Dunque, e per la stessa ragione per cui ha potuto dichiarare che un grande attore parla come se non capisse ciò che sta dicendo, egli pensa a una vera, autonoma drammaturgia dello spazio e soprattutto della luce.
«Prima della musica, prima di qualsiasi altra cosa, illumino lo spazio vuoto. Inizio sempre dalla luce, è essenziale per il mio lavoro. La luce non è una cosa a cui penso in un secondo momento, non è una decorazione, è struttura. Fa parte del libro visivo. E’ come un attore”.
Il pubblico dei melomani, conservatore per definizione,
generalmente fatica molto ad accettare l’autonomia dal testo, più consueta nel teatro recitato. Ma la regia di Robert Wilson sfronda da tanti orpelli più o meno storici che non hanno più presa sul pubblico contemporaneo e ha il merito di realizzare una sua rigorosa e originale idea di bellezza. Non sono pregi da poco.

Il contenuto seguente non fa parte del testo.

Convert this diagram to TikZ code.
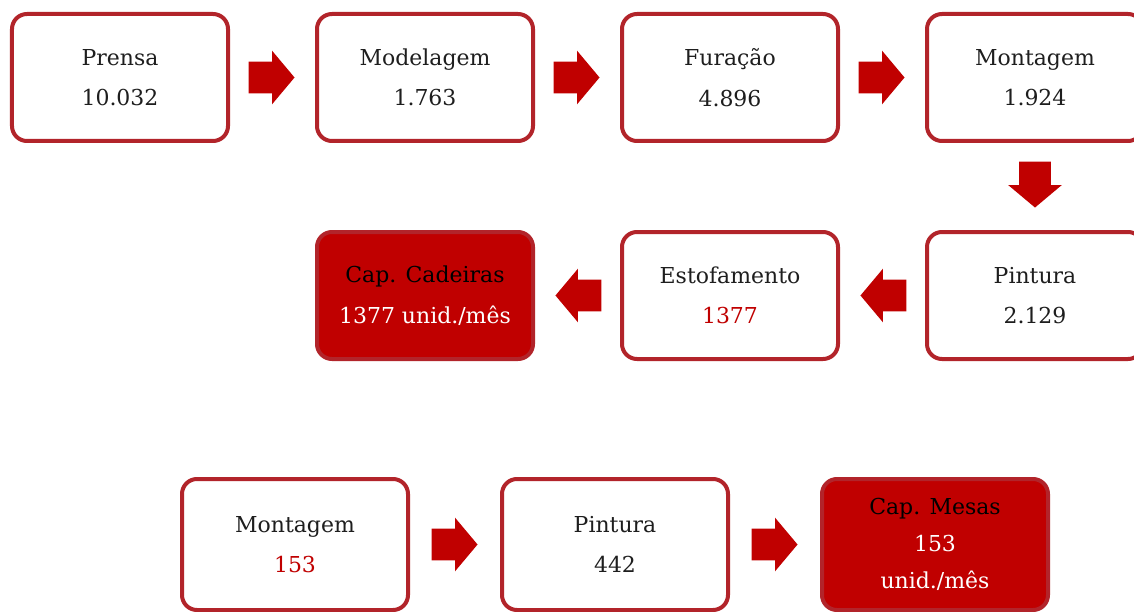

Caldi applausi hanno salutato questa inaugurazione della stagione 2019 del teatro bolognese.
Nel cast le famose quattro voci sono: Dario Solari (il Conte di Luna), Guanqun Yu (Leonora), Nino Surguladze (Azucena), Riccardo Massi (Manrico). Particolarmente applaudita la cantante cinese interprete di Leonora.
Dirige l’orchestra e coro del teatro Comunale di Bologna Pinchas Steinberg.
Coproduzione tra teatro Comunale di Bologna, teatro Regio di Parma e Change Performing Art, ancora per poco (fino al 29 gennaio) in scena al Comunale di Bologna.